Monday, September 1, 2014

Rosenquist's American Images


With James Rosenquist’s large billboards and fragmented montages, it’s hard for any spectator to overlook his works of art.  Some examples of his works consist of famous icons, like John F. Kennedy and Marilyn Monroe, to American society and Pop culture.  In addition, he captures Vietnam War in his artwork as well; awareness from what he saw during that time.  Since he doesn’t consider himself a Pop artist, with traditional comic strips and dots, instead he overlaps images with wild colors and a wide variety of mediums.

When Rosenquist started in Abstract Expressionism in the 1950’s, he later became part of the Pop Art culture with artists like Roy Lichtenstein, Andy Warhol, and Claes Oldenburg.  During the early part of his career, creating huge billboards wasn’t considered art.  Once he brought down the billboards to small canvases, his work was noticeable to critics, spectators, and curators.  Throughout his artistic career, he went on to become one of the notable members of Pop Art.
 

In one of his best works, F-111, he expresses a sense of fear during the nuclear threats of the war.  The billboard is 10 feet high and 86 feet long and depicts a F-111 military aircraft, spanning the entire length, with 51 panels of overlapping images. He created this piece on canvas with aluminum and oils of a girl getting her hair done, cake, spaghetti, and a nuclear cloud. It was a sensation during the contemporary Pop Art era and went for $60,000 in 1965. Its location sits the front room of the Leo Castelli Gallery on Manhattan’s Upper East Side, and Rosenquist explained to American Visions: “I thought of this new war device that’s a defense economy item, supporting aircraft workers, each with two-and-a-half statistical children in Texas or New England or wherever. And I thought that being an artist was insignificant.”

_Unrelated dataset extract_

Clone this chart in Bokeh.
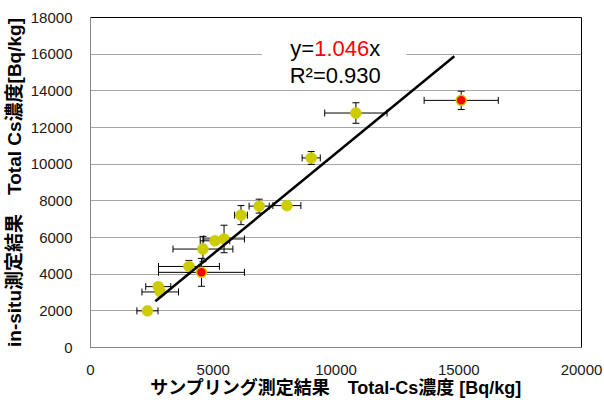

Another political work of art, Campaign 1965, is painted and a lithograph, a print made from stone or a metal plate with a smooth surface. In the lithograph, a saltshaker sprinkling a dove’s tail, and the wallpaper in the background is fruit salad of a military man’s chest that Rosenquist hoped to show peace from the war.  In addition, the Kleenex boxes represent consumer products and used combinations of airbrushing, wallpaper rollers, stencils, and color-separation process as a medium.  A publisher, Tatyana Grosman, founder of Universal Limited Art Editions, helped create this piece during Rosenquist’s 23 day stay at ULAE in New York.  Since Rosenquist opposed war and later was arrested for being a protestor, the public throwing tomatoes at it destroyed the painting.

Rosenquist grabs the American societies attention and his works made him a success in the Pop Art world.  Furthermore, he became a true American artist by documenting what he saw was important to American history.  The popular images he used in his large-scale artwork, he wanted the people of the states to realize what’s happening outside their window and to view art as a progression of actual events during the war and Pop Art era.